Founders and investors in DeFi or NFT ventures aiming to position themselves as acquisition targets—or seeking to acquire smaller projects—should consider the following strategies:

  • Focus on Compliance: Entities that proactively align with securities laws, AML/KYC regulations, and consumer protection statutes are significantly more attractive in an M&A context. Demonstrating a history of clean regulatory audits and robust compliance policies can command a valuation premium.
  • Build Robust Communities: Both DeFi and NFT ecosystems rely on active user participation, whether through voting, staking, or collecting. A large, loyal community enhances an acquirer’s confidence in the long-term viability of the platform.
  • Prepare for Cross-Chain Compatibility: Projects that can easily port or integrate across multiple blockchains tap into broader user bases. This technical agility often appeals to acquirers who wish to future-proof their portfolios against evolving network preferences.
  • Plan for Reputation Management: The DeFi and NFT markets are heavily influenced by social media sentiment. Maintaining transparent communications, especially during an M&A process, can help preserve user trust and mitigate negative speculation.

Conclusion

The accelerated evolution of DeFi and NFTs heralds a period of dynamic mergers and acquisitions. Bolstered by rapid technological innovation and growing institutional interest, these sectors offer lucrative opportunities for consolidation and strategic expansion. Yet, success in this arena demands rigorous technical, legal, and regulatory due diligence.

Market participants face challenges such as decentralized governance, complex smart contracts, cross-chain interoperability, and shifting regulatory sands. Nevertheless, thorough planning—coupled with well-documented compliance and a supportive user community—can position a project to thrive in this next phase of crypto M&A. As large financial entities increasingly step into the DeFi and NFT space, entrepreneurs equipped with a clear strategic vision, robust legal framework, and adaptable technology stack stand poised to capitalize on the many opportunities that lie ahead.

Sources Cited:

  1. DeFi Pulse, “Total Value Locked in DeFi.” Accessed 2023.
  2. NonFungible.com, “NFT Market 2022 Report.” Published 2023.
  3. SEC, “Framework for ‘Investment Contract’ Analysis of Digital Assets.” April 2019.
  4. C. Li, et al., “The Impact of Yield Farming on Liquidity in DeFi Markets.” Crypto Research Journal, 2022.
  5. U.S. Copyright Office, “Copyright and NFTs: A Brief Overview.” May 2022.
  6. Solana Foundation, “Solana Network Update.” Q1 2023.
  7. U.S. Department of the Treasury, “Financial Crimes Enforcement Network (FinCEN) Guidance on Virtual Currencies.” 2019.
  8. UK Financial Conduct Authority (FCA), “Guidance on Cryptoasset Classification.” 2020.

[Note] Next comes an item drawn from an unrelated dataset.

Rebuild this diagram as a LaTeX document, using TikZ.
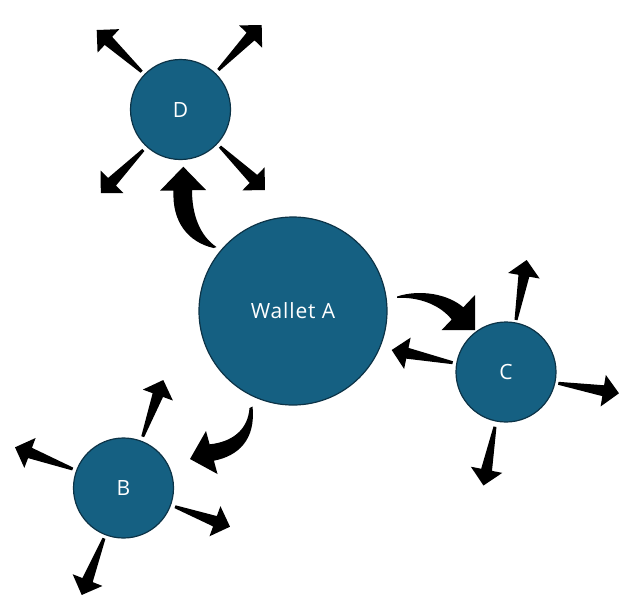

Note: The above sources offer a starting point for further reading but do not constitute an exhaustive list of applicable regulations or market data. Always confirm the most recent updates and legal requirements in your jurisdiction.

Legal Disclaimer

The information provided in this article is for general informational purposes only and should not be construed as legal or tax advice. The content presented is not intended to be a substitute for professional legal, tax, or financial advice, nor should it be relied upon as such. Readers are encouraged to consult with their own attorney, CPA, and tax advisors to obtain specific guidance and advice tailored to their individual circumstances. No responsibility is assumed for any inaccuracies or errors in the information contained herein, and John Montague and Montague Law expressly disclaim any liability for any actions taken or not taken based on the information provided in this article.